* **Objective**
Copy nothing but the text: reproduce each line of the listing exactly and leave the pictures out.

* **Dataset extract**

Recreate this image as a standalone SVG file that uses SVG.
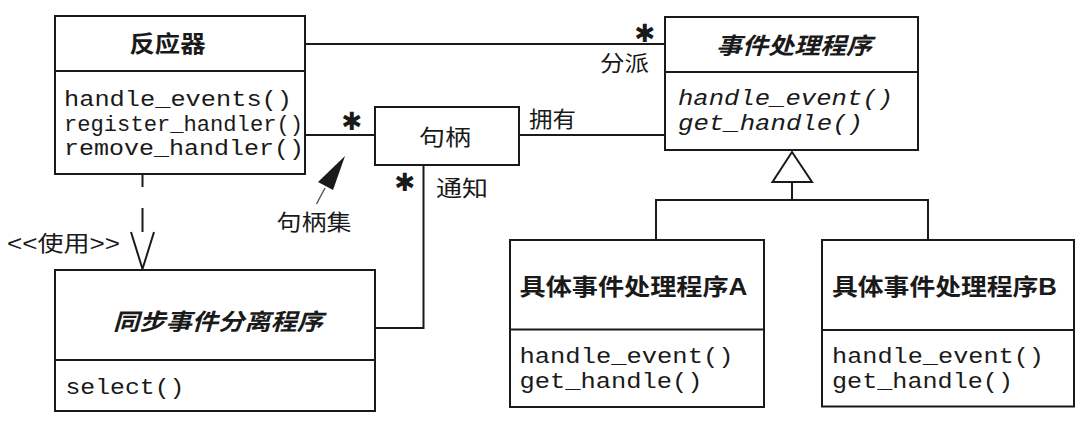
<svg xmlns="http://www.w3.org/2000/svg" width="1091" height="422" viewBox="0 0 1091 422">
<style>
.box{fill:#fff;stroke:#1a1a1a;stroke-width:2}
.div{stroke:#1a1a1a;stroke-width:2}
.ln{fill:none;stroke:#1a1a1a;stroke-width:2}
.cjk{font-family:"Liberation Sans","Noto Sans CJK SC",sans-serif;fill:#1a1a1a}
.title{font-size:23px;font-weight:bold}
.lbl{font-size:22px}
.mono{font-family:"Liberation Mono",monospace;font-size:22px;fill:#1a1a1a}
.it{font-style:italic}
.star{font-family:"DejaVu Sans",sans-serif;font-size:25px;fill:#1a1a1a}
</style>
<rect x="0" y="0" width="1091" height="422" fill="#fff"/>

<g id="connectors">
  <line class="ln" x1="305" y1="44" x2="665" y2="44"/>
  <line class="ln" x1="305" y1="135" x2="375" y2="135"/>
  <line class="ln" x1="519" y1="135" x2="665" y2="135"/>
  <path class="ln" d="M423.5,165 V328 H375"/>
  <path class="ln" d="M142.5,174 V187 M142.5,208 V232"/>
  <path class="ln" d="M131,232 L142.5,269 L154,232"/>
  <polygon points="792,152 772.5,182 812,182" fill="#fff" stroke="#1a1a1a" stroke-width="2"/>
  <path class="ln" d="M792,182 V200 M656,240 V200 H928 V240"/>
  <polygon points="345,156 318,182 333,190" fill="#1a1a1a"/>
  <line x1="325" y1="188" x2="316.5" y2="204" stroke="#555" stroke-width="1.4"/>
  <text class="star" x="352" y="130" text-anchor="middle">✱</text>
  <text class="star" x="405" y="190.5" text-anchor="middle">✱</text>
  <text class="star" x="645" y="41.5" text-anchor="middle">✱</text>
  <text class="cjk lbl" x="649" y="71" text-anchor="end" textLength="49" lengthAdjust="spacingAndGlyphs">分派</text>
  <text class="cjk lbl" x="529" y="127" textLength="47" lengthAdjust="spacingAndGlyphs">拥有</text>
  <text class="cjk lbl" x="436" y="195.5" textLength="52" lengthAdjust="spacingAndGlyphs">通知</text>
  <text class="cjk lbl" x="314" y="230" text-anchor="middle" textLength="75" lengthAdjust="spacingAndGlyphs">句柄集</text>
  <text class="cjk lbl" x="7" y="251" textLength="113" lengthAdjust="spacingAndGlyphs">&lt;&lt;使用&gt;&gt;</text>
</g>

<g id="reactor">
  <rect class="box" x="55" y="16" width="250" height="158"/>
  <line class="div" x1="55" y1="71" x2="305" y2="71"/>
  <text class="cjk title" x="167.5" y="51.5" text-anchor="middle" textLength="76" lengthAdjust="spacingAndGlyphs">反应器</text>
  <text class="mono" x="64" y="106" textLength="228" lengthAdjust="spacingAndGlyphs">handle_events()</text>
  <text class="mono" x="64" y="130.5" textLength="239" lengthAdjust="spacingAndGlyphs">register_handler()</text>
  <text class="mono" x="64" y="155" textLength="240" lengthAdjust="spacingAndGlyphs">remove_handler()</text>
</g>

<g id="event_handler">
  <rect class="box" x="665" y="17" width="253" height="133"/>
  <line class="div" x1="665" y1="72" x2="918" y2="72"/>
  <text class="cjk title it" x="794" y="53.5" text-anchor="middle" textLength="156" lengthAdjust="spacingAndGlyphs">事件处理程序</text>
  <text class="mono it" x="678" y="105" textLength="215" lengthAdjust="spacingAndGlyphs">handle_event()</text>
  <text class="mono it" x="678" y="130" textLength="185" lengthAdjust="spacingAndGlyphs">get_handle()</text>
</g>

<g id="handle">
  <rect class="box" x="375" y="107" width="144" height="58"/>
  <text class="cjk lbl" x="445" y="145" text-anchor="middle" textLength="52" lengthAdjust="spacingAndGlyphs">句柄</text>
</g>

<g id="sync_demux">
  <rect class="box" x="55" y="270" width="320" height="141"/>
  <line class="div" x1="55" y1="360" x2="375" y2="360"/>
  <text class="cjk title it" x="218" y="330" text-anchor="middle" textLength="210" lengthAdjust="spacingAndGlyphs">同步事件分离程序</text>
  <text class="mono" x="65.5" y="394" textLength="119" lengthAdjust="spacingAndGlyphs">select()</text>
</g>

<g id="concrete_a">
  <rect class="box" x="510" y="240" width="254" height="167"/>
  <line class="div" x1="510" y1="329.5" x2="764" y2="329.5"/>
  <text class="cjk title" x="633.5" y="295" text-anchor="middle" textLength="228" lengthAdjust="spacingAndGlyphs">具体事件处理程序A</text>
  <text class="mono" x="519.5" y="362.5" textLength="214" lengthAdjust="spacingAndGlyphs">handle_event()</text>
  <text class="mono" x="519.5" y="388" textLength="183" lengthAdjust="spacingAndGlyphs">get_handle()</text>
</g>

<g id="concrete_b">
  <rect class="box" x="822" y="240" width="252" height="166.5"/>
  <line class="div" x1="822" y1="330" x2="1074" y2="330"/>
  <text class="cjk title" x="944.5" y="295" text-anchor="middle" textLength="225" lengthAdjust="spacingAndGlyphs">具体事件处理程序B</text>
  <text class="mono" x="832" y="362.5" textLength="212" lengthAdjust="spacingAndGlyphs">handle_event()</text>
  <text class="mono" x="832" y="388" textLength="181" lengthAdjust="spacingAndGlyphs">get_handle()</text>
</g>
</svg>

* **Solution**
Recreate this image as a standalone SVG file that uses SVG.
<svg xmlns="http://www.w3.org/2000/svg" width="1091" height="422" viewBox="0 0 1091 422">
<style>
.box{fill:#fff;stroke:#1a1a1a;stroke-width:2}
.div{stroke:#1a1a1a;stroke-width:2}
.ln{fill:none;stroke:#1a1a1a;stroke-width:2}
.cjk{font-family:"Liberation Sans","Noto Sans CJK SC",sans-serif;fill:#1a1a1a}
.title{font-size:23px;font-weight:bold}
.lbl{font-size:22px}
.mono{font-family:"Liberation Mono",monospace;font-size:22px;fill:#1a1a1a}
.it{font-style:italic}
.star{font-family:"DejaVu Sans",sans-serif;font-size:25px;fill:#1a1a1a}
</style>
<rect x="0" y="0" width="1091" height="422" fill="#fff"/>

<g id="connectors">
  <line class="ln" x1="305" y1="44" x2="665" y2="44"/>
  <line class="ln" x1="305" y1="135" x2="375" y2="135"/>
  <line class="ln" x1="519" y1="135" x2="665" y2="135"/>
  <path class="ln" d="M423.5,165 V328 H375"/>
  <path class="ln" d="M142.5,174 V187 M142.5,208 V232"/>
  <path class="ln" d="M131,232 L142.5,269 L154,232"/>
  <polygon points="792,152 772.5,182 812,182" fill="#fff" stroke="#1a1a1a" stroke-width="2"/>
  <path class="ln" d="M792,182 V200 M656,240 V200 H928 V240"/>
  <polygon points="345,156 318,182 333,190" fill="#1a1a1a"/>
  <line x1="325" y1="188" x2="316.5" y2="204" stroke="#555" stroke-width="1.4"/>
  <text class="star" x="352" y="130" text-anchor="middle">✱</text>
  <text class="star" x="405" y="190.5" text-anchor="middle">✱</text>
  <text class="star" x="645" y="41.5" text-anchor="middle">✱</text>
  <text class="cjk lbl" x="649" y="71" text-anchor="end" textLength="49" lengthAdjust="spacingAndGlyphs">分派</text>
  <text class="cjk lbl" x="529" y="127" textLength="47" lengthAdjust="spacingAndGlyphs">拥有</text>
  <text class="cjk lbl" x="436" y="195.5" textLength="52" lengthAdjust="spacingAndGlyphs">通知</text>
  <text class="cjk lbl" x="314" y="230" text-anchor="middle" textLength="75" lengthAdjust="spacingAndGlyphs">句柄集</text>
  <text class="cjk lbl" x="7" y="251" textLength="113" lengthAdjust="spacingAndGlyphs">&lt;&lt;使用&gt;&gt;</text>
</g>

<g id="reactor">
  <rect class="box" x="55" y="16" width="250" height="158"/>
  <line class="div" x1="55" y1="71" x2="305" y2="71"/>
  <text class="cjk title" x="167.5" y="51.5" text-anchor="middle" textLength="76" lengthAdjust="spacingAndGlyphs">反应器</text>
  <text class="mono" x="64" y="106" textLength="228" lengthAdjust="spacingAndGlyphs">handle_events()</text>
  <text class="mono" x="64" y="130.5" textLength="239" lengthAdjust="spacingAndGlyphs">register_handler()</text>
  <text class="mono" x="64" y="155" textLength="240" lengthAdjust="spacingAndGlyphs">remove_handler()</text>
</g>

<g id="event_handler">
  <rect class="box" x="665" y="17" width="253" height="133"/>
  <line class="div" x1="665" y1="72" x2="918" y2="72"/>
  <text class="cjk title it" x="794" y="53.5" text-anchor="middle" textLength="156" lengthAdjust="spacingAndGlyphs">事件处理程序</text>
  <text class="mono it" x="678" y="105" textLength="215" lengthAdjust="spacingAndGlyphs">handle_event()</text>
  <text class="mono it" x="678" y="130" textLength="185" lengthAdjust="spacingAndGlyphs">get_handle()</text>
</g>

<g id="handle">
  <rect class="box" x="375" y="107" width="144" height="58"/>
  <text class="cjk lbl" x="445" y="145" text-anchor="middle" textLength="52" lengthAdjust="spacingAndGlyphs">句柄</text>
</g>

<g id="sync_demux">
  <rect class="box" x="55" y="270" width="320" height="141"/>
  <line class="div" x1="55" y1="360" x2="375" y2="360"/>
  <text class="cjk title it" x="218" y="330" text-anchor="middle" textLength="210" lengthAdjust="spacingAndGlyphs">同步事件分离程序</text>
  <text class="mono" x="65.5" y="394" textLength="119" lengthAdjust="spacingAndGlyphs">select()</text>
</g>

<g id="concrete_a">
  <rect class="box" x="510" y="240" width="254" height="167"/>
  <line class="div" x1="510" y1="329.5" x2="764" y2="329.5"/>
  <text class="cjk title" x="633.5" y="295" text-anchor="middle" textLength="228" lengthAdjust="spacingAndGlyphs">具体事件处理程序A</text>
  <text class="mono" x="519.5" y="362.5" textLength="214" lengthAdjust="spacingAndGlyphs">handle_event()</text>
  <text class="mono" x="519.5" y="388" textLength="183" lengthAdjust="spacingAndGlyphs">get_handle()</text>
</g>

<g id="concrete_b">
  <rect class="box" x="822" y="240" width="252" height="166.5"/>
  <line class="div" x1="822" y1="330" x2="1074" y2="330"/>
  <text class="cjk title" x="944.5" y="295" text-anchor="middle" textLength="225" lengthAdjust="spacingAndGlyphs">具体事件处理程序B</text>
  <text class="mono" x="832" y="362.5" textLength="212" lengthAdjust="spacingAndGlyphs">handle_event()</text>
  <text class="mono" x="832" y="388" textLength="181" lengthAdjust="spacingAndGlyphs">get_handle()</text>
</g>
</svg>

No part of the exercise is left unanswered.